Hilmar von Lojewski, Beigeordneter und Leiter des Dezernats Stadtentwicklung, Bauen, Wohnen und Verkehr beim Deutschen Städtetag, wies hingegen darauf hin, dass das Baugebot in der derzeitigen Form für Kommunen kaum durchsetzbar sei. Daher müsse man an den Grundlagen arbeiten, was im vorliegenden Entwurf zumindest im ersten Ansatz geschehen sei. Beim Vorkaufsrecht sei die Lage ähnlich. Er erinnerte daran, dass Kommunen erst dann Bauland gemeinwohlorientiert in Wert setzen könnten, wenn sie es besitzen.

Friederike Mechel, Leiterin des Bereichs Recht bei der Hamburger Behörde für Stadtentwicklung und Wohnen, äußerte sich bezüglich der Problematik bei der gesetzlichen Ausgestaltung von Baugeboten. Im Vorkaufsrecht fehlt ihr der Aspekt eines Preislimits. Gemeinden müssten zum Verkehrswert kaufen können, das wäre im Sinn einer gemeinwohlorientierten Ausrichtung sehr zu begrüßen.

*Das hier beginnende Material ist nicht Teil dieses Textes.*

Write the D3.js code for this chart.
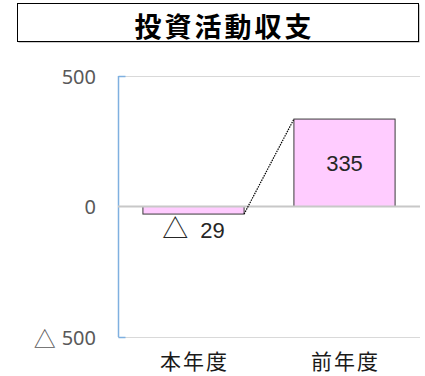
<!DOCTYPE html>
<html>
<head>
<meta charset="utf-8">
<script src="https://cdn.jsdelivr.net/npm/d3@7"></script>
<style>
  html, body { margin: 0; padding: 0; background: #fff; }
  svg { display: block; }
</style>
</head>
<body>
<svg id="chart" width="425" height="376"></svg>
<script>
// Investment cash flow: current year vs previous year
const title = "投資活動収支";
const categories = ["本年度", "前年度"];
const values = [-29, 335];
const yTicks = [-500, 0, 500];

const svg = d3.select("#chart");
const plot = { left: 118, right: 420, top: 76, bottom: 337 };

// Title box with a soft shadow
svg.append("rect")
  .attr("x", 18.5).attr("y", 4.5).attr("width", 401).attr("height", 38)
  .attr("fill", "#9a9a9a");
svg.append("rect")
  .attr("x", 17.5).attr("y", 3.5).attr("width", 401).attr("height", 38)
  .attr("fill", "#fff").attr("stroke", "#000").attr("stroke-width", 1);
svg.append("text")
  .attr("x", 224.5).attr("y", 25)
  .attr("text-anchor", "middle").attr("dominant-baseline", "central")
  .attr("font-family", "'Noto Sans CJK JP', sans-serif")
  .attr("font-weight", "bold").attr("font-size", 27)
  .attr("letter-spacing", 3)
  .attr("fill", "#000")
  .text(title);

const x = d3.scaleBand()
  .domain(categories)
  .range([plot.left, plot.right])
  .paddingInner(0.33).paddingOuter(0.165);

const y = d3.scaleLinear()
  .domain([-500, 500])
  .range([plot.bottom, plot.top]);

// Gridlines
svg.append("g").selectAll("line")
  .data(yTicks.filter(t => t !== 0))
  .join("line")
  .attr("x1", plot.left).attr("x2", plot.right)
  .attr("y1", d => Math.round(y(d)) + 0.5).attr("y2", d => Math.round(y(d)) + 0.5)
  .attr("stroke", "#d9d9d9").attr("stroke-width", 1);

// Y axis (blue) with short inward ticks at the ends
const yAxis = d3.axisRight(y).tickValues(yTicks).tickSize(7).tickFormat("");
const yg = svg.append("g")
  .attr("transform", `translate(${plot.left + 0.5},0)`)
  .call(yAxis);
yg.select(".domain").attr("stroke", "#7fb0e0").attr("stroke-width", 1.5)
  .attr("d", `M0,${y(500)}V${y(-500)}`);
yg.selectAll(".tick line").attr("stroke", "#7fb0e0").attr("stroke-width", 1.5);
yg.selectAll(".tick").filter(d => d === 0).remove();

// Y tick labels (negative values shown with △)
const yl = svg.append("g").selectAll("text")
  .data(yTicks)
  .join("text")
  .attr("x", 96).attr("y", d => y(d))
  .attr("text-anchor", "end").attr("dominant-baseline", "central")
  .attr("font-family", "'Noto Sans', sans-serif")
  .attr("font-size", 20)
  .attr("fill", "#595959");
yl.each(function (d) {
  const t = d3.select(this);
  if (d < 0) {
    t.append("tspan").attr("font-family", "'Noto Sans CJK JP', sans-serif")
      .attr("font-size", 22).text("△");
    t.append("tspan").attr("dx", 6).text(Math.abs(d));
  } else {
    t.text(d);
  }
});

// Bars
svg.append("g").selectAll("rect")
  .data(values)
  .join("rect")
  .attr("x", (d, i) => x(categories[i]))
  .attr("width", x.bandwidth())
  .attr("y", d => y(Math.max(0, d)))
  .attr("height", d => Math.abs(y(d) - y(0)))
  .attr("fill", "#ffccff")
  .attr("stroke", "#3a3a3a").attr("stroke-width", 1);

// Zero line
svg.append("line")
  .attr("x1", plot.left).attr("x2", plot.right)
  .attr("y1", y(0)).attr("y2", y(0))
  .attr("stroke", "#c8c8c8").attr("stroke-width", 2);

// Dotted connector from current-year bar end to previous-year bar top
svg.append("line")
  .attr("x1", x(categories[0]) + x.bandwidth()).attr("y1", y(values[0]))
  .attr("x2", x(categories[1])).attr("y2", y(values[1]))
  .attr("stroke", "#000").attr("stroke-width", 1.2)
  .attr("stroke-dasharray", "1.5,1");

// Value labels
const lab = svg.append("g")
  .attr("font-family", "'Liberation Sans', Arial, sans-serif")
  .attr("font-size", 22)
  .attr("fill", "#262626");

values.forEach((v, i) => {
  const cx = x(categories[i]) + x.bandwidth() / 2;
  const t = lab.append("text").attr("text-anchor", "middle");
  if (v >= 0) {
    t.attr("x", cx).attr("y", (y(v) + y(0)) / 2).attr("dy", "0.36em").text(v);
  } else {
    t.attr("x", cx).attr("y", y(v) + 24);
    t.append("tspan").attr("font-family", "'Noto Sans CJK JP', sans-serif")
      .attr("font-size", 26).text("△");
    t.append("tspan").attr("dx", 12).text(Math.abs(v));
  }
});

// Category labels
svg.append("g").selectAll("text")
  .data(categories)
  .join("text")
  .attr("x", d => x(d) + x.bandwidth() / 2 + 1)
  .attr("y", 360)
  .attr("text-anchor", "middle").attr("dominant-baseline", "central")
  .attr("font-family", "'Noto Sans CJK JP', sans-serif")
  .attr("font-size", 21)
  .attr("letter-spacing", 2)
  .attr("fill", "#1a1a1a")
  .text(d => d);
</script>
</body>
</html>
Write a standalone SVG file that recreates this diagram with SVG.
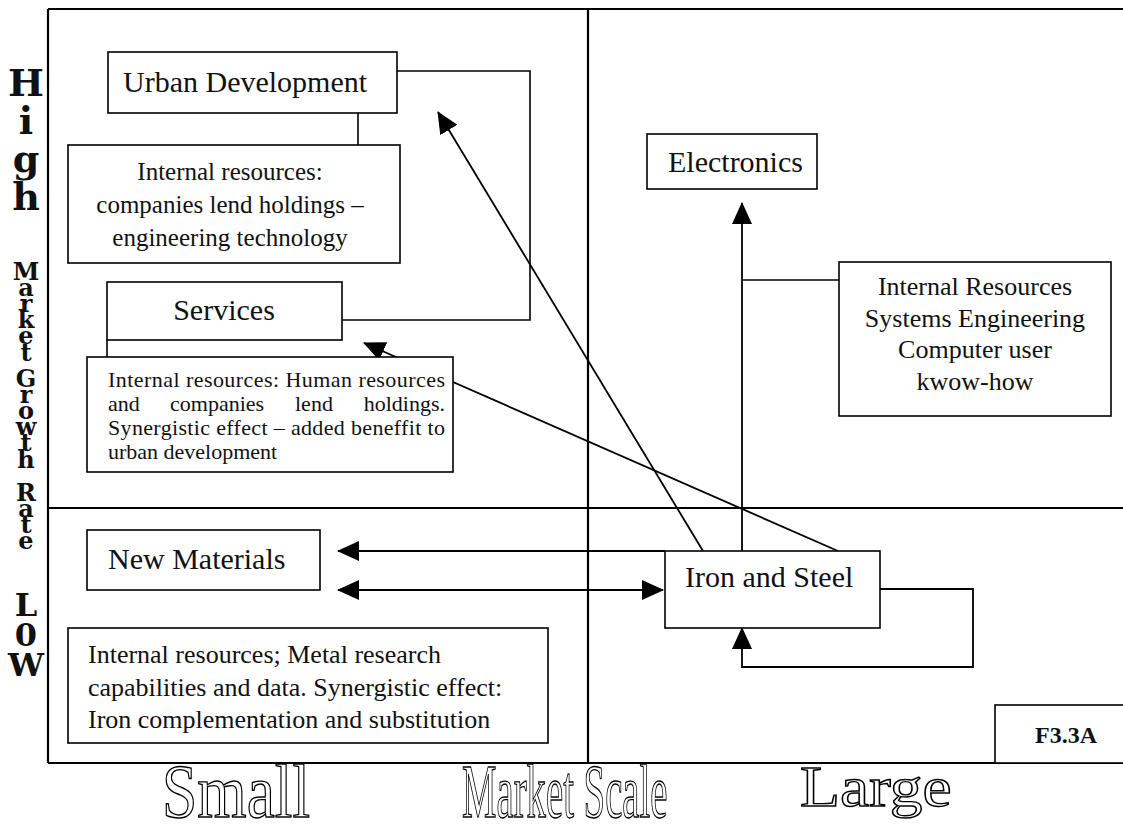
<svg xmlns="http://www.w3.org/2000/svg" width="1123" height="825" viewBox="0 0 1123 825">
  <defs>
    <marker id="arrow" markerUnits="userSpaceOnUse" markerWidth="22" markerHeight="20" viewBox="0 0 22 20" refX="21" refY="10" orient="auto-start-reverse">
      <path d="M0,0 L22,10 L0,20 Z" fill="#000"/>
    </marker>
    <style>
      .frame { stroke: #000; stroke-width: 2.2; fill: none; }
      .box { fill: #fff; stroke: #000; stroke-width: 1.6; }
      .link { fill: none; stroke: #000; stroke-width: 1.6; }
      .arr { fill: none; stroke: #000; stroke-width: 1.8; marker-end: url(#arrow); }
      .t { font-family: "Liberation Serif", "Times New Roman", serif; fill: #111; }
      .title { font-size: 30px; }
      .body { font-size: 26px; }
      .body25 { font-size: 25px; }
      .small { font-size: 22px; }
      .mid { text-anchor: middle; }
      .axis { font-family: "DejaVu Serif", "Liberation Serif", serif; font-weight: bold; fill: #111;
              writing-mode: vertical-rl; text-orientation: upright; }
      .hollow { font-family: "Liberation Serif", "Times New Roman", serif; fill: #fff; stroke: #000; stroke-width: 1.4; }
    </style>
  </defs>
  <rect width="1123" height="825" fill="#fff"/>

  <!-- quadrant frame -->
  <g id="frame" class="frame">
    <line x1="48" y1="9" x2="1123" y2="9"/>
    <line x1="48" y1="9" x2="48" y2="763"/>
    <line x1="48" y1="763" x2="1123" y2="763"/>
    <line x1="588" y1="9" x2="588" y2="763"/>
    <line x1="48" y1="508" x2="1123" y2="508"/>
  </g>

  <!-- vertical axis: growth rate, letters stacked upright -->
  <g id="axis-growth">
    <text class="axis" x="26" y="60" font-size="38" letter-spacing="-7">High</text>
    <text class="axis" x="26" y="257" font-size="24" letter-spacing="-12.9">Market</text>
    <text class="axis" x="26" y="364" font-size="24" letter-spacing="-12.9">Growth</text>
    <text class="axis" x="26" y="478" font-size="24" letter-spacing="-12.9">Rate</text>
    <text class="axis" x="26" y="586" font-size="32" letter-spacing="-8">L0W</text>
  </g>

  <!-- horizontal axis: market scale, hollow lettering -->
  <g id="axis-scale">
    <text class="hollow" transform="translate(162,817) scale(0.835,1)" font-size="76">Small</text>
    <text class="hollow" transform="translate(462,817) scale(0.51,1)" font-size="76">Market Scale</text>
    <text class="hollow" transform="translate(800,806) scale(1.15,1)" font-size="57">Large</text>
  </g>

  <!-- connectors -->
  <g id="connectors">
    <line class="link" x1="358" y1="113" x2="358" y2="145"/>
    <polyline class="link" points="397,71 530,71 530,320 342,320"/>
    <line class="link" x1="107" y1="340" x2="107" y2="357"/>
    <line class="link" x1="742" y1="280" x2="839" y2="280"/>
    <line class="arr" x1="703" y1="551" x2="438" y2="112"/>
    <line class="arr" x1="838" y1="551" x2="364" y2="343"/>
    <line class="arr" x1="742" y1="551" x2="742" y2="203"/>
    <line class="arr" x1="665" y1="551" x2="338" y2="551"/>
    <line class="arr" x1="338" y1="590" x2="663" y2="590" marker-start="url(#arrow)"/>
    <polyline class="arr" points="880,589 973,589 973,667 742,667 742,628"/>
  </g>

  <g id="urban-development">
    <rect class="box" x="108" y="52" width="289" height="61"/>
    <text class="t title" x="123" y="92">Urban Development</text>
  </g>

  <g id="urban-resources">
    <rect class="box" x="68" y="145" width="332" height="118"/>
    <text class="t body25 mid" x="230" y="180">Internal resources:</text>
    <text class="t body25 mid" x="230" y="213">companies lend holdings –</text>
    <text class="t body25 mid" x="230" y="246">engineering technology</text>
  </g>

  <g id="services">
    <rect class="box" x="107" y="282" width="235" height="58"/>
    <text class="t title mid" x="224" y="320">Services</text>
  </g>

  <g id="services-resources">
    <rect class="box" x="87" y="357" width="366" height="115"/>
    <text class="t small" x="108" y="387" textLength="337" lengthAdjust="spacing">Internal resources: Human resources</text>
    <text class="t small" x="108" y="411">and</text>
    <text class="t small" x="170" y="411">companies</text>
    <text class="t small" x="295" y="411">lend</text>
    <text class="t small" x="445" y="411" text-anchor="end">holdings.</text>
    <text class="t small" x="108" y="435" textLength="337" lengthAdjust="spacing">Synergistic effect – added beneffit to</text>
    <text class="t small" x="108" y="459">urban development</text>
  </g>

  <g id="electronics">
    <rect class="box" x="647" y="134" width="170" height="55"/>
    <text class="t title" x="668" y="172">Electronics</text>
  </g>

  <g id="electronics-resources">
    <rect class="box" x="839" y="262" width="272" height="154"/>
    <text class="t body mid" x="975" y="295">Internal Resources</text>
    <text class="t body mid" x="975" y="327">Systems Engineering</text>
    <text class="t body mid" x="975" y="358">Computer user</text>
    <text class="t body mid" x="975" y="390">kwow-how</text>
  </g>

  <g id="new-materials">
    <rect class="box" x="87" y="530" width="233" height="60"/>
    <text class="t title" x="108" y="569">New Materials</text>
  </g>

  <g id="iron-and-steel">
    <rect class="box" x="665" y="551" width="215" height="77"/>
    <text class="t title" x="685" y="587">Iron and Steel</text>
  </g>

  <g id="materials-resources">
    <rect class="box" x="68" y="628" width="480" height="115"/>
    <text class="t body" x="88" y="663">Internal resources; Metal research</text>
    <text class="t body" x="88" y="696">capabilities and data. Synergistic effect:</text>
    <text class="t body" x="88" y="728">Iron complementation and substitution</text>
  </g>

  <g id="figure-label">
    <rect class="box" x="995" y="705" width="140" height="58"/>
    <text class="t mid" x="1066" y="743" font-size="24" font-weight="bold">F3.3A</text>
  </g>
</svg>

Stephan Reiß-Schmidt von der Münchner Initiative für ein soziales Bodenrecht, hielt das geplante Umwandlungsverbot für ein zentrales Element des Gesetzes. Allerdings seien die Formulierungen im jetzigen Entwurf „löchrig wie ein Schweizer Käse“, das helfe niemandem. Reiß-Schmidt forderte die Streichung der Befristung und weniger Schlupflöcher, und zwar auch in den Erhaltungssatzungen.

Lukas Siebenkotten, Präsident des Deutschen Mieterbundes, appellierte an Bundesbauminister Horst Seehofer (CSU) bei dem Thema hartnäckig zu bleiben. Auch Siebenkotten fand die bisherigen Formulierungen nicht ausreichend. So solle eine Genehmigung erteilt werden, wenn an zwei Drittel der Mieter verkauft werden soll. Die Frage sei, wer das kontrolliere, so Siebenkotten. Außerdem sei der Begriff der Zumutbarkeit nicht definiert.

Ebenfalls vertreten waren Kay Ruge, Beigeordneter für Verfassung, Europa, Neue Medien, Bauen und Umwelt beim Deutschen Landkreistag, sowie Bernd Düsterdiek, Referatsleiter Städtebau beim Deutschen Städte- und Gemeindebund. Über den Gesetzentwurf hinaus lagen der Anhörung neun Oppositionsanträge zugrunde (19/26190, 19/16833, 19/16043, 19/22594, 19/14156, 19/16047, 19/19143, 19/21531, 19/15121).